3. Il faut répondre au troisième, que quelquefois la matière du serment promissoire est manifestement contraire à la justice, soit parce que c'est un péché, comme quand quelqu'un jure de faire un homicide; soit parce que c'est un obstacle à un plus grand bien, comme quand on jure de ne pas entrer en religion. Ce serment n'a pas besoin de dispense (1). Dans le premier cas, on est tenu à ne pas observer son serment ; dans le second, il est permis de l'observer et de ne pas l'observer, comme nous l'avons dit (art. 7 huj. quaest. ad 2). D'autres fois on promet avec serment une chose, et l'on doute si ce serment est licite ou illicite, avantageux ou nuisible, absolument ou dans un cas particulier. Alors tout évêque peut en dispenser. Enfin, dans d'autres circonstances, on promet avec serment une chose qui est manifestement licite et utile. Il ne semble pas qu'il y ait lieu de dispenser de ce serment ou de le commuer, s'il ne se présente pas quelque chose de mieux à faire dans l'intérêt général, et c'est au souverain pontife qui est chargé du soin de l'Eglise universelle qu'il appartient de le déclarer. C'est aussi à lui à l'annuler absolument, puisqu'il lui appartient de juger en général tout ce qui se rapporte aux affaires ecclésiastiques, à l'égard desquelles il a la plénitude de la puissance (2), comme il appartient à chacun d'annuler le serment fait par ceux qui lui sont soumis, quand il porte sur des choses qui relèvent de son autorité. C'est ainsi que le père peut rendre nul le serment de sa fille, l'époux celui de son épouse, comme on le voit (Nb 30) et comme nous l'avons dit à l'égard du voeu (quest. préc. art. 8 et 9).

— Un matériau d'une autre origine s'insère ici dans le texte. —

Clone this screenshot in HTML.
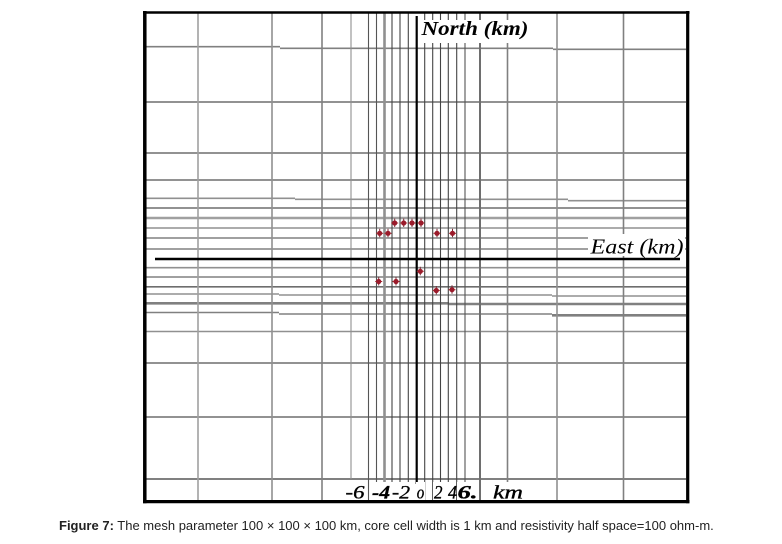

(2) L'Eglise peut dispenser du serment promissoire ou le commuer, et ce pouvoir est fondé sur ces paroles de Jésus-Christ : Quoecumque solveritis super terram erunt soluta et in caelo.
(1) Dans ce cas, la promesse cesse d'être obligatoire.
(2) Quand une promesse a été faite licitement à un tiers, il n'y a que lui qui puisse en dégager l'auteur ; ni l'évêque, ni le pape ne peuvent en dispenser.
(1) Il est nul par le fait.
(2) Le pape seul peut dispenser des serments qui ont le même objet que les voeux qui lui sont réservés. Le serment de garder les statuts émanés du Saint-Siège lui est aussi réservé (Mgr Gousset, Thèol, moral, tom. 1P 207).